» THE TASK
Can you set down, exactly as they appear below, the lines from the opening of the material through the one bearing "const cx = (yr: number) => x(yr + 0.5);", minus the pictures?

── DATASET EXTRACT

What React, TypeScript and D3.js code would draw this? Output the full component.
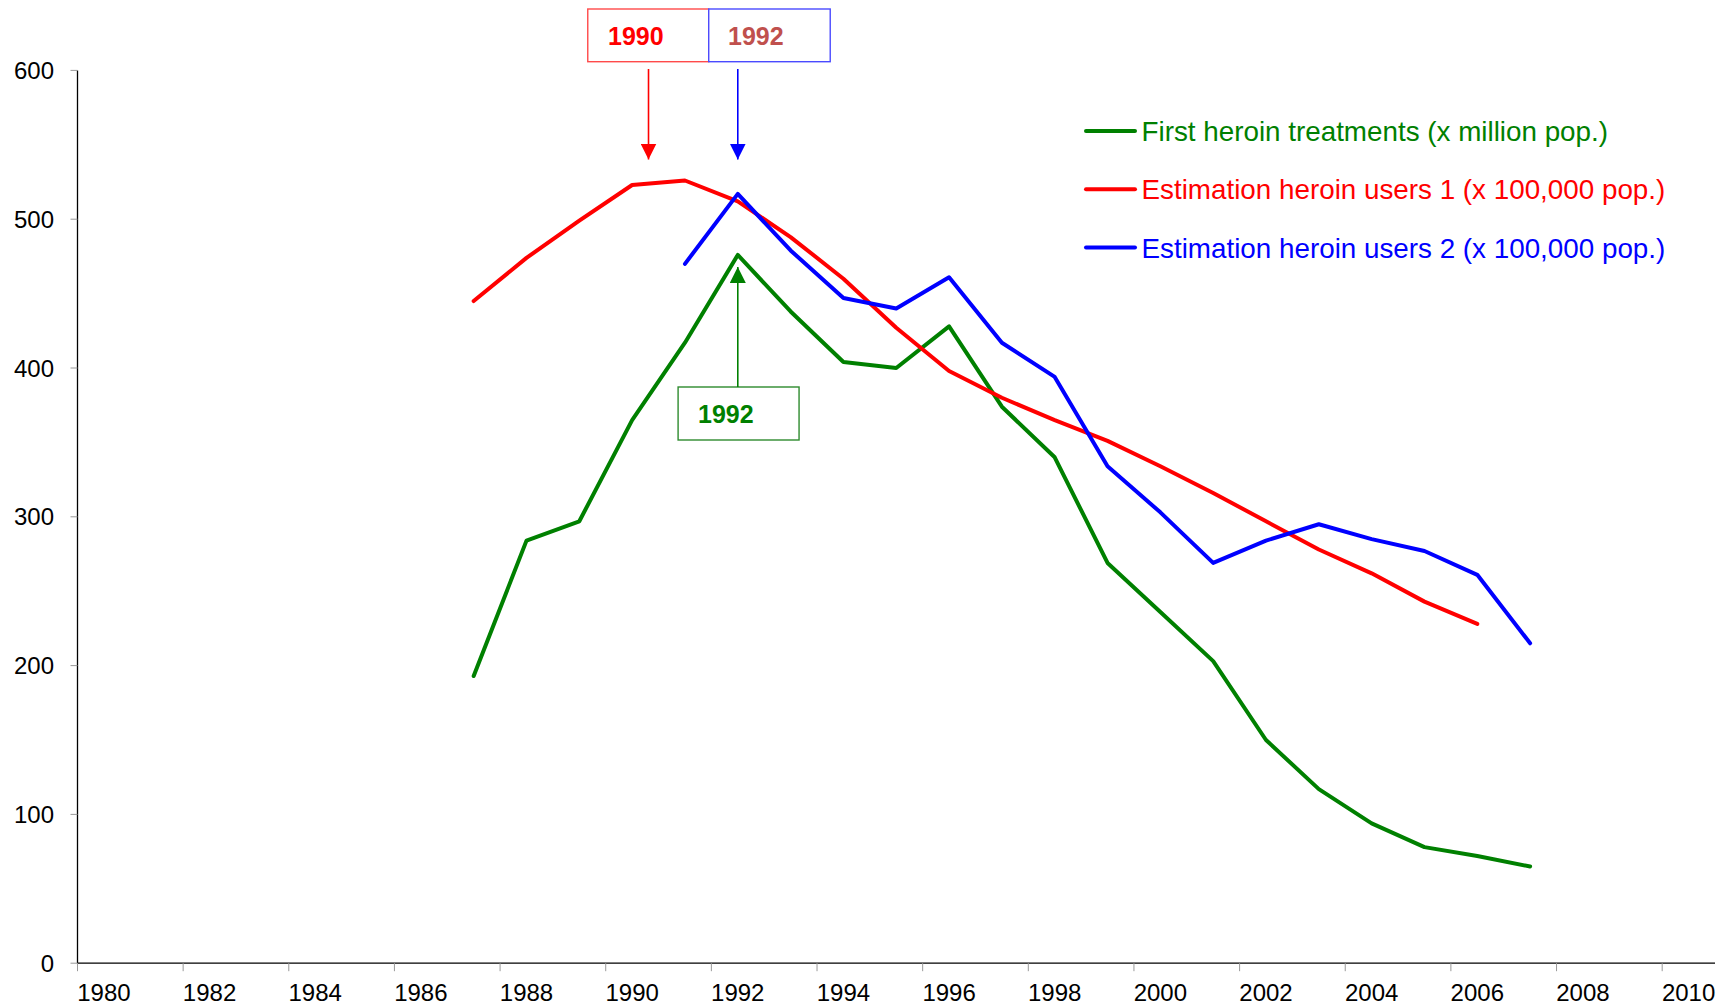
import React from "react";
import * as d3 from "d3";

const firstYears = d3.range(1987, 2008);
const firstTreatments = [193, 284, 297, 365, 417, 476, 438, 404, 400, 428, 374, 340, 269, 236, 203, 150, 117, 94, 78, 72, 65];

const users1Years = d3.range(1987, 2007);
const users1 = [445, 474, 499, 523, 526, 512, 488, 460, 427, 398, 380, 365, 351, 334, 316, 297, 278, 262, 243, 228];

const users2Years = d3.range(1991, 2008);
const users2 = [470, 517, 479, 447, 440, 461, 417, 394, 334, 303, 269, 284, 295, 285, 277, 261, 215];

const yearTicks = d3.range(1980, 2011, 2);
const valueTicks = [0, 100, 200, 300, 400, 500, 600];

const seriesNames = [
  "First heroin treatments (x million pop.)",
  "Estimation heroin users 1 (x 100,000 pop.)",
  "Estimation heroin users 2 (x 100,000 pop.)",
];
const seriesColors = ["#008000", "#ff0000", "#0000ff"];

const FONT = "'Liberation Sans', Arial, Helvetica, sans-serif";

export default function App() {
  const stageRef = React.useRef<SVGSVGElement>(null);
  const width = 1726;
  const height = 1006;

  React.useEffect(() => {
    const svg = d3.select(stageRef.current);
    svg.selectAll("*").remove();

    const x = d3.scaleLinear().domain([1980, 2011]).range([77.5, 1715]);
    const y = d3.scaleLinear().domain([0, 600]).range([963.2, 70.4]);
    const cx = (yr: number) => x(yr + 0.5);

    // axes
    svg.append("line")
      .attr("x1", x(1980)).attr("x2", x(1980))
      .attr("y1", y(600)).attr("y2", y(0))
      .attr("stroke", "#000").attr("stroke-width", 1.3);
    svg.append("line")
      .attr("x1", x(1980)).attr("x2", x(2011))
      .attr("y1", y(0)).attr("y2", y(0))
      .attr("stroke", "#000").attr("stroke-width", 1.3);

    svg.selectAll("line.ytick")
      .data(valueTicks)
      .enter()
      .append("line")
      .attr("class", "ytick")
      .attr("x1", x(1980) - 7).attr("x2", x(1980))
      .attr("y1", d => y(d)).attr("y2", d => y(d))
      .attr("stroke", "#999").attr("stroke-width", 1);
    svg.selectAll("text.ylab")
      .data(valueTicks)
      .enter()
      .append("text")
      .attr("class", "ylab")
      .attr("x", 54)
      .attr("y", d => y(d))
      .attr("dy", "0.36em")
      .attr("text-anchor", "end")
      .style("font-family", FONT)
      .style("font-size", "24px")
      .attr("fill", "#000")
      .text(d => d);

    svg.selectAll("line.xtick")
      .data(yearTicks)
      .enter()
      .append("line")
      .attr("class", "xtick")
      .attr("x1", d => x(d)).attr("x2", d => x(d))
      .attr("y1", y(0)).attr("y2", y(0) + 8)
      .attr("stroke", "#999").attr("stroke-width", 1);
    svg.selectAll("text.xlab")
      .data(yearTicks)
      .enter()
      .append("text")
      .attr("class", "xlab")
      .attr("x", d => cx(d))
      .attr("y", 1001)
      .attr("text-anchor", "middle")
      .style("font-family", FONT)
      .style("font-size", "24px")
      .attr("fill", "#000")
      .text(d => d);

    // series
    const line = d3.line<[number, number]>()
      .x(d => cx(d[0]))
      .y(d => y(d[1]));
    const series: [number, number][][] = [
      firstYears.map((yr, i) => [yr, firstTreatments[i]]),
      users1Years.map((yr, i) => [yr, users1[i]]),
      users2Years.map((yr, i) => [yr, users2[i]]),
    ];
    svg.selectAll("path.series")
      .data(series)
      .enter()
      .append("path")
      .attr("class", "series")
      .attr("d", d => line(d))
      .attr("fill", "none")
      .attr("stroke", (d, i) => seriesColors[i])
      .attr("stroke-width", 4)
      .attr("stroke-linecap", "round")
      .attr("stroke-linejoin", "round");

    // legend
    const legend = svg.append("g").attr("transform", "translate(1084, 131)");
    const ordinals = legend.selectAll("g.legend-ordinal")
      .data(seriesNames)
      .enter()
      .append("g")
      .attr("class", "legend-ordinal")
      .attr("transform", (d, i) => `translate(0, ${i * 58.3})`);
    ordinals.append("line")
      .attr("x1", 2).attr("x2", 51)
      .attr("y1", 0).attr("y2", 0)
      .attr("stroke", (d, i) => seriesColors[i])
      .attr("stroke-width", 4)
      .attr("stroke-linecap", "round");
    ordinals.append("text")
      .attr("x", 57.5)
      .attr("y", 0)
      .attr("dy", "0.36em")
      .style("font-family", FONT)
      .style("font-size", "27.8px")
      .attr("fill", (d, i) => seriesColors[i])
      .text(d => d);

    // annotations
    const defs = svg.append("defs");
    const marker = (id: string, color: string) => {
      defs.append("marker")
        .attr("id", id)
        .attr("viewBox", "0 0 10 10")
        .attr("refX", 10).attr("refY", 5)
        .attr("markerWidth", 10).attr("markerHeight", 10)
        .attr("markerUnits", "strokeWidth")
        .attr("orient", "auto")
        .append("path")
        .attr("d", "M0,0 L10,5 L0,10 Z")
        .attr("fill", color);
    };
    marker("arr-red", "#ff0000");
    marker("arr-blue", "#0000ff");
    marker("arr-green", "#008000");

    const box = (x0: number, x1: number, y0: number, y1: number, stroke: string) =>
      svg.append("rect")
        .attr("x", x0).attr("y", y0)
        .attr("width", x1 - x0).attr("height", y1 - y0)
        .attr("fill", "#fff")
        .attr("stroke", stroke)
        .attr("stroke-width", 1.4);
    const label = (xx: number, yy: number, txt: string, color: string) =>
      svg.append("text")
        .attr("x", xx).attr("y", yy)
        .style("font-family", FONT)
        .style("font-size", "25px")
        .style("font-weight", "bold")
        .attr("fill", color)
        .text(txt);
    const arrow = (xx: number, ya: number, yb: number, color: string, id: string) =>
      svg.append("line")
        .attr("x1", xx).attr("x2", xx)
        .attr("y1", ya).attr("y2", yb)
        .attr("stroke", color)
        .attr("stroke-width", 1.6)
        .attr("marker-end", `url(#${id})`);

    box(x(1989.66), x(1991.95), 9, 61.7, "#ff4a4a");
    box(x(1991.95), x(1994.25), 9, 61.7, "#4a4aff");
    label(608, 45, "1990", "#ff0000");
    label(728, 45, "1992", "#c0504d");
    arrow(x(1990.81), 69, 159.5, "#ff0000", "arr-red");
    arrow(cx(1992), 69, 159.5, "#0000ff", "arr-blue");

    box(x(1991.37), x(1993.66), 387, 440, "#2e8b2e");
    label(698, 423, "1992", "#008000");
    arrow(cx(1992), 387, 267, "#008000", "arr-green");
  }, []);

  return (
    <svg
      ref={stageRef}
      width={width}
      height={height}
      style={{ position: "absolute", left: 0, top: 0, background: "#fff" }}
    ></svg>
  );
}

────

» THE REPLY
What React, TypeScript and D3.js code would draw this? Output the full component.
import React from "react";
import * as d3 from "d3";

const firstYears = d3.range(1987, 2008);
const firstTreatments = [193, 284, 297, 365, 417, 476, 438, 404, 400, 428, 374, 340, 269, 236, 203, 150, 117, 94, 78, 72, 65];

const users1Years = d3.range(1987, 2007);
const users1 = [445, 474, 499, 523, 526, 512, 488, 460, 427, 398, 380, 365, 351, 334, 316, 297, 278, 262, 243, 228];

const users2Years = d3.range(1991, 2008);
const users2 = [470, 517, 479, 447, 440, 461, 417, 394, 334, 303, 269, 284, 295, 285, 277, 261, 215];

const yearTicks = d3.range(1980, 2011, 2);
const valueTicks = [0, 100, 200, 300, 400, 500, 600];

const seriesNames = [
  "First heroin treatments (x million pop.)",
  "Estimation heroin users 1 (x 100,000 pop.)",
  "Estimation heroin users 2 (x 100,000 pop.)",
];
const seriesColors = ["#008000", "#ff0000", "#0000ff"];

const FONT = "'Liberation Sans', Arial, Helvetica, sans-serif";

export default function App() {
  const stageRef = React.useRef<SVGSVGElement>(null);
  const width = 1726;
  const height = 1006;

  React.useEffect(() => {
    const svg = d3.select(stageRef.current);
    svg.selectAll("*").remove();

    const x = d3.scaleLinear().domain([1980, 2011]).range([77.5, 1715]);
    const y = d3.scaleLinear().domain([0, 600]).range([963.2, 70.4]);
    const cx = (yr: number) => x(yr + 0.5);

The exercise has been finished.